Ook volgt dat, in Heideggers termen, niet alles ontisch kan zijn. Er moet dus iets zijn dat niet ontisch is, en dat is precies hetgeen Heidegger het Zijn noemt. Tenslotte lijken we zelfs Leibniz's vraag "Waarom is er niet niets?" te kunnen beantwoorden. Immers, er moet iets zijn omdat anders iedere uitspraak van de vorm "Alles is X" triviaal waar is (materiële implicaties zijn immers waar indien het antecedent onwaar is). En dit gaat uiteraard in tegen de conclusie van mijn semantisch argument. De gevolgen van het verwerpen van iedere vorm van 'Alles is X'-reductionisme lijken dus inderdaad enorm. De conclusie dat voor iedere X volgt dat niet alle zijnden X-zijnden zijn leidt immers tot vele verrassende implicaties. Slechts één these, namelijk dat, voor alle X, niet alles X is, levert een hele metafysica op. Dit is in zichzelf verbijsterend. En deze these, de these dat geen enkele 'Alles is X'-uitspraak waar kan zijn, het loutere inzicht dat we iedere 'Alles is X'-uitspraak als onwaar moeten verwerpen, lijkt zelfs heel in de verte welhaast iets weg te hebben van een "theorie van alles".

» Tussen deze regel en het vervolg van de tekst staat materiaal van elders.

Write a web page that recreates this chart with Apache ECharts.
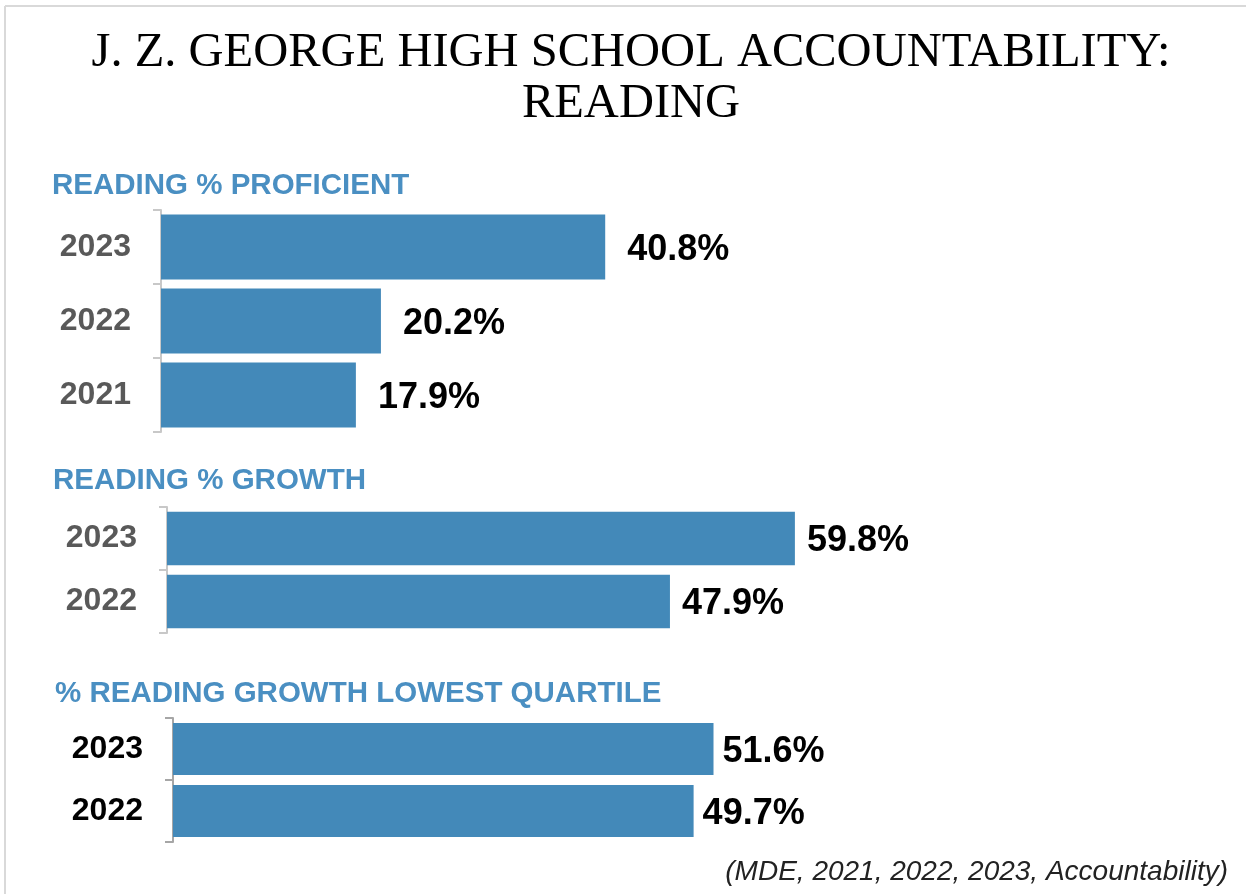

-----------------------------------------------------------------------------
[1] Tenzij X zodanig gekozen wordt dat evident sprake moet zijn van een identiteit, zoals bijvoorbeeld in de uitspraken 'Alles is iets dat er is' of 'Alles is alles'. In wat volgt ga ik ervan uit dat we het niet over dit soort triviale 'P=P'-uitspraken hebben.